I am glad I had the opportunity to serve the public through the U.S. Postal Service and at the Sheriff’s Office. I have served the public as a member of the Conway City Council for 22 years. I work to see that everybody in Conway is treated equally.

I have always enjoyed my jobs and coaching. I like to interact with people, especially kids and young adults, and to try to get them to know that it costs nothing extra to treat people the way you would like to be treated. It doesn’t take any more energy to treat people with respect and dignity.

Accomplishments you’re 

most proud of:

I was one of the first black pages in the Arkansas Legislature. I am proud of my lengthy term on the City Council. I am a member of the Conway Civil Service Commission and was a Youth Football Coach for 30 years.
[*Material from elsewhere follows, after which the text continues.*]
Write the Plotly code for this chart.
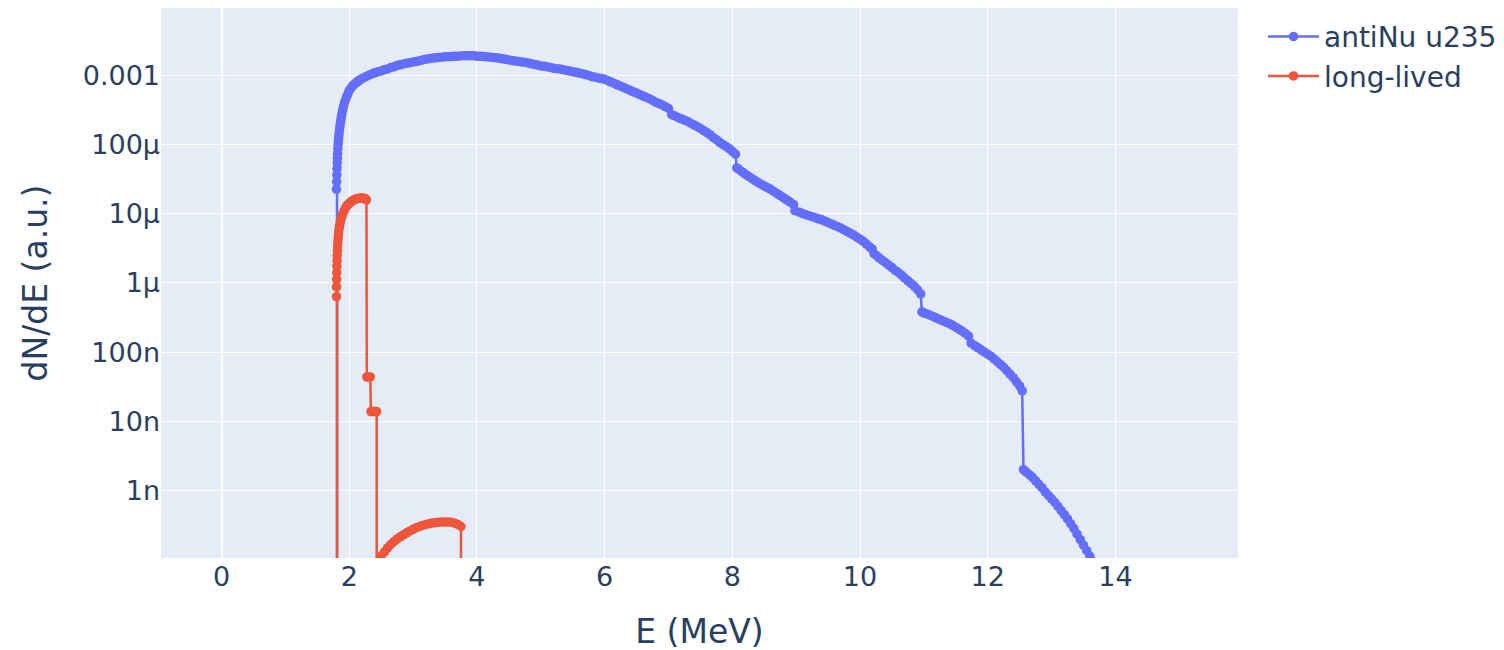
import plotly.graph_objects as go

# ---- data (E in MeV, dN/dE in a.u.) ----
antinu_E = [
    1.795, 1.800, 1.803, 1.806, 1.809, 1.812, 1.815, 1.818, 1.822, 1.826, 1.830, 1.835, 1.840, 1.846,
    1.853, 1.860, 1.868, 1.877, 1.887, 1.898, 1.910, 1.925, 1.940, 1.960, 1.980,
    2.000, 2.025, 2.050, 2.075, 2.100, 2.125, 2.150, 2.175, 2.20, 2.25, 2.30, 2.35, 2.40, 2.45,
    2.50, 2.55, 2.60, 2.65, 2.70, 2.75, 2.80, 2.85, 2.90, 2.95,
    3.00, 3.05, 3.10, 3.15, 3.20, 3.25, 3.30, 3.35, 3.40, 3.45,
    3.50, 3.55, 3.60, 3.65, 3.70, 3.75, 3.80, 3.85, 3.90, 3.95,
    4.00, 4.05, 4.10, 4.15, 4.20, 4.25, 4.30, 4.35, 4.40, 4.45,
    4.50, 4.55, 4.60, 4.65, 4.70, 4.75, 4.80, 4.85, 4.90, 4.95,
    5.00, 5.05, 5.10, 5.15, 5.20, 5.25, 5.30, 5.35, 5.40, 5.45,
    5.50, 5.55, 5.60, 5.65, 5.70, 5.75, 5.80, 5.85, 5.90, 5.95,
    6.00, 6.05, 6.10, 6.15, 6.20, 6.25, 6.30, 6.35, 6.40, 6.45,
    6.50, 6.55, 6.60, 6.65, 6.70, 6.75, 6.80, 6.85, 6.90, 6.95,
    7.00, 7.05, 7.10, 7.15, 7.20, 7.25, 7.30, 7.35, 7.40, 7.45,
    7.50, 7.55, 7.60, 7.65, 7.70, 7.75, 7.80, 7.85, 7.90, 7.95,
    8.00, 8.05, 8.07, 8.10, 8.15, 8.20, 8.25, 8.30, 8.35, 8.40, 8.45,
    8.50, 8.55, 8.60, 8.65, 8.70, 8.75, 8.80, 8.85, 8.90, 8.96, 8.98,
    9.05, 9.10, 9.15, 9.20, 9.25, 9.30, 9.35, 9.40, 9.45,
    9.50, 9.55, 9.60, 9.65, 9.70, 9.75, 9.80, 9.85, 9.90, 9.95,
    10.00, 10.05, 10.10, 10.15, 10.19, 10.22, 10.26, 10.30, 10.35, 10.40, 10.45,
    10.50, 10.55, 10.60, 10.65, 10.70, 10.75, 10.80, 10.85, 10.90, 10.95, 10.97,
    11.00, 11.05, 11.10, 11.15, 11.20, 11.25, 11.30, 11.35, 11.40, 11.45,
    11.50, 11.55, 11.60, 11.65, 11.70, 11.74, 11.80, 11.85, 11.90, 11.95,
    12.00, 12.05, 12.10, 12.15, 12.20, 12.25, 12.30, 12.35, 12.40, 12.45, 12.50, 12.54, 12.56,
    12.60, 12.65, 12.70, 12.75, 12.80, 12.85, 12.90, 12.95,
    13.00, 13.05, 13.10, 13.15, 13.20, 13.25, 13.30, 13.35, 13.40, 13.45, 13.50, 13.55, 13.60,
    13.65, 13.70,
]
antinu_dNdE = [
    0.0, 2.24e-5, 2.88e-5, 3.63e-5, 4.47e-5, 5.37e-5, 6.31e-5, 7.41e-5, 8.71e-5, 1.00e-4, 1.12e-4, 1.26e-4, 1.41e-4, 1.58e-4,
    1.78e-4, 2.00e-4, 2.24e-4, 2.51e-4, 2.82e-4, 3.16e-4, 3.55e-4, 3.98e-4, 4.37e-4, 4.90e-4, 5.37e-4,
    6.03e-4, 6.46e-4, 6.92e-4, 7.33e-4, 7.67e-4, 7.94e-4, 8.32e-4, 8.61e-4, 8.91e-4, 9.44e-4, 9.89e-4, 1.035e-3, 1.08e-3, 1.12e-3,
    1.15e-3, 1.20e-3, 1.23e-3, 1.29e-3, 1.32e-3, 1.38e-3, 1.41e-3, 1.45e-3, 1.48e-3, 1.51e-3,
    1.55e-3, 1.58e-3, 1.62e-3, 1.66e-3, 1.70e-3, 1.73e-3, 1.76e-3, 1.78e-3, 1.80e-3, 1.82e-3,
    1.84e-3, 1.85e-3, 1.86e-3, 1.87e-3, 1.88e-3, 1.89e-3, 1.91e-3, 1.91e-3, 1.91e-3, 1.90e-3,
    1.88e-3, 1.87e-3, 1.86e-3, 1.84e-3, 1.82e-3, 1.80e-3, 1.78e-3, 1.75e-3, 1.72e-3, 1.69e-3,
    1.66e-3, 1.63e-3, 1.60e-3, 1.58e-3, 1.55e-3, 1.53e-3, 1.50e-3, 1.46e-3, 1.43e-3, 1.40e-3,
    1.36e-3, 1.34e-3, 1.32e-3, 1.29e-3, 1.26e-3, 1.24e-3, 1.23e-3, 1.20e-3, 1.17e-3, 1.15e-3,
    1.12e-3, 1.10e-3, 1.07e-3, 1.05e-3, 1.02e-3, 9.89e-4, 9.55e-4, 9.33e-4, 9.12e-4, 8.91e-4,
    8.71e-4, 8.32e-4, 7.94e-4, 7.59e-4, 7.24e-4, 6.92e-4, 6.61e-4, 6.31e-4, 6.03e-4, 5.75e-4,
    5.50e-4, 5.25e-4, 5.01e-4, 4.79e-4, 4.57e-4, 4.32e-4, 4.07e-4, 3.89e-4, 3.72e-4, 3.51e-4,
    3.31e-4, 2.69e-4, 2.57e-4, 2.45e-4, 2.34e-4, 2.24e-4, 2.14e-4, 2.02e-4, 1.91e-4, 1.80e-4,
    1.70e-4, 1.58e-4, 1.48e-4, 1.38e-4, 1.26e-4, 1.17e-4, 1.07e-4, 1.00e-4, 9.33e-5, 8.71e-5,
    7.94e-5, 7.24e-5, 4.57e-5, 4.37e-5, 4.03e-5, 3.72e-5, 3.47e-5, 3.24e-5, 3.02e-5, 2.82e-5, 2.66e-5,
    2.51e-5, 2.37e-5, 2.24e-5, 2.09e-5, 1.95e-5, 1.82e-5, 1.70e-5, 1.58e-5, 1.48e-5, 1.35e-5, 1.10e-5,
    1.05e-5, 1.00e-5, 9.66e-6, 9.33e-6, 9.02e-6, 8.71e-6, 8.41e-6, 8.13e-6, 7.76e-6,
    7.41e-6, 7.08e-6, 6.76e-6, 6.46e-6, 6.17e-6, 5.82e-6, 5.50e-6, 5.19e-6, 4.90e-6, 4.57e-6,
    4.27e-6, 3.98e-6, 3.63e-6, 3.31e-6, 3.09e-6, 2.63e-6, 2.46e-6, 2.29e-6, 2.11e-6, 1.95e-6, 1.80e-6,
    1.66e-6, 1.51e-6, 1.41e-6, 1.29e-6, 1.17e-6, 1.07e-6, 9.77e-7, 8.91e-7, 7.94e-7, 6.92e-7, 3.80e-7,
    3.67e-7, 3.55e-7, 3.39e-7, 3.24e-7, 3.09e-7, 2.95e-7, 2.82e-7, 2.69e-7, 2.57e-7, 2.43e-7,
    2.29e-7, 2.14e-7, 2.00e-7, 1.86e-7, 1.70e-7, 1.35e-7, 1.23e-7, 1.15e-7, 1.07e-7, 1.00e-7,
    9.33e-8, 8.71e-8, 7.94e-8, 7.24e-8, 6.61e-8, 6.03e-8, 5.37e-8, 4.79e-8, 4.27e-8, 3.72e-8, 3.24e-8, 2.75e-8, 2.00e-9,
    1.86e-9, 1.70e-9, 1.55e-9, 1.38e-9, 1.23e-9, 1.10e-9, 9.55e-10, 8.51e-10,
    7.59e-10, 6.76e-10, 5.89e-10, 5.13e-10, 4.47e-10, 3.89e-10, 3.31e-10, 2.82e-10, 2.34e-10, 1.95e-10, 1.62e-10, 1.35e-10, 1.12e-10,
    9.33e-11, 7.59e-11,
]

longlived_E = [
    1.795, 1.800, 1.801, 1.803, 1.805, 1.807, 1.809, 1.812, 1.815, 1.818, 1.822, 1.826, 1.830, 1.836, 1.843,
    1.850, 1.860, 1.870, 1.885, 1.900, 1.920, 1.940, 1.960, 1.980,
    2.000, 2.025, 2.050, 2.075, 2.100, 2.125, 2.150, 2.175, 2.200, 2.225, 2.250, 2.270,
    2.275, 2.30, 2.33, 2.34, 2.37, 2.40, 2.43, 2.44,
    2.46, 2.50, 2.55, 2.60, 2.65, 2.70, 2.75, 2.80, 2.85, 2.90, 2.95,
    3.00, 3.05, 3.10, 3.15, 3.20, 3.25, 3.30, 3.35, 3.40, 3.45,
    3.50, 3.55, 3.60, 3.65, 3.70, 3.75, 3.76,
]
longlived_dNdE = [
    0.0, 6.31e-7, 8.71e-7, 1.12e-6, 1.41e-6, 1.74e-6, 2.09e-6, 2.51e-6, 2.95e-6, 3.39e-6, 3.89e-6, 4.37e-6, 4.90e-6, 5.50e-6, 6.17e-6,
    6.76e-6, 7.59e-6, 8.32e-6, 9.12e-6, 1.00e-5, 1.10e-5, 1.20e-5, 1.29e-5, 1.35e-5,
    1.41e-5, 1.48e-5, 1.53e-5, 1.58e-5, 1.62e-5, 1.64e-5, 1.66e-5, 1.67e-5, 1.68e-5, 1.67e-5, 1.65e-5, 1.58e-5,
    4.37e-8, 4.37e-8, 4.37e-8, 1.38e-8, 1.38e-8, 1.38e-8, 1.38e-8, 0.0,
    9.55e-11, 1.12e-10, 1.29e-10, 1.48e-10, 1.66e-10, 1.82e-10, 2.00e-10, 2.14e-10, 2.29e-10, 2.45e-10, 2.60e-10,
    2.75e-10, 2.90e-10, 3.02e-10, 3.13e-10, 3.24e-10, 3.31e-10, 3.39e-10, 3.43e-10, 3.47e-10, 3.50e-10,
    3.51e-10, 3.50e-10, 3.47e-10, 3.37e-10, 3.24e-10, 3.02e-10, 0.0,
]

y_tickvals = [1e-9, 1e-8, 1e-7, 1e-6, 1e-5, 1e-4, 1e-3]
y_ticktext = ["1n", "10n", "100n", "1µ", "10µ", "100µ", "0.001"]

FONT = "DejaVu Sans"

fig = go.Figure()
fig.add_trace(go.Scatter(
    x=antinu_E, y=antinu_dNdE, mode="lines+markers", name="antiNu u235",
    line=dict(color="#636efa", width=2.5), marker=dict(size=9.5, color="#636efa"),
))
fig.add_trace(go.Scatter(
    x=longlived_E, y=longlived_dNdE, mode="lines+markers", name="long-lived",
    line=dict(color="#EF553B", width=2.5), marker=dict(size=9.5, color="#EF553B"),
))

fig.update_layout(
    width=1504, height=650,
    template="plotly",
    font=dict(family=FONT, size=27, color="#2a3f5f"),
    margin=dict(l=153, r=274, t=0, b=100),
    legend=dict(font=dict(family=FONT, size=28), x=1.0232, y=0.993, itemwidth=51),
    xaxis=dict(
        title=dict(text="E (MeV)", font=dict(family=FONT, size=33), standoff=28),
        range=[-0.948, 15.92], dtick=2, tick0=0,
        tickfont=dict(family=FONT, size=27),
    ),
    yaxis=dict(
        title=dict(text="dN/dE (a.u.)", font=dict(family=FONT, size=33), standoff=25),
        type="log", range=[-9.975, -2.03],
        tickvals=y_tickvals, ticktext=y_ticktext,
        tickfont=dict(family=FONT, size=27),
    ),
)

fig.write_html("out.html")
I’m also proud of my family and that we raised two successful children.

Most cherished possession:

I value my integrity.

Your 2023  New Year’s resolution :

I always joke by saying, “I don’t make New Year’s resolutions because I don’t want to start the year with a lie!”

inspirations that led you to serve your community:

A school in Conway was named Theodore Jones Elementary in 1994 for my dad. He was my principal at Pine Street and, after desegregation in 1966, went to work at Conway Junior High School. He was a Justice of the Peace and was also on the Conway Civil Service Commission.

He’s the one who inspired me to do more for the city because I was trying to follow in his footsteps and continue his legacy. Dad always said, “Don’t complain about change if you’re not willing to try to help make the change.” Florence Mattison Elementary School in Conway is named for my great-aunt on my mother’s side.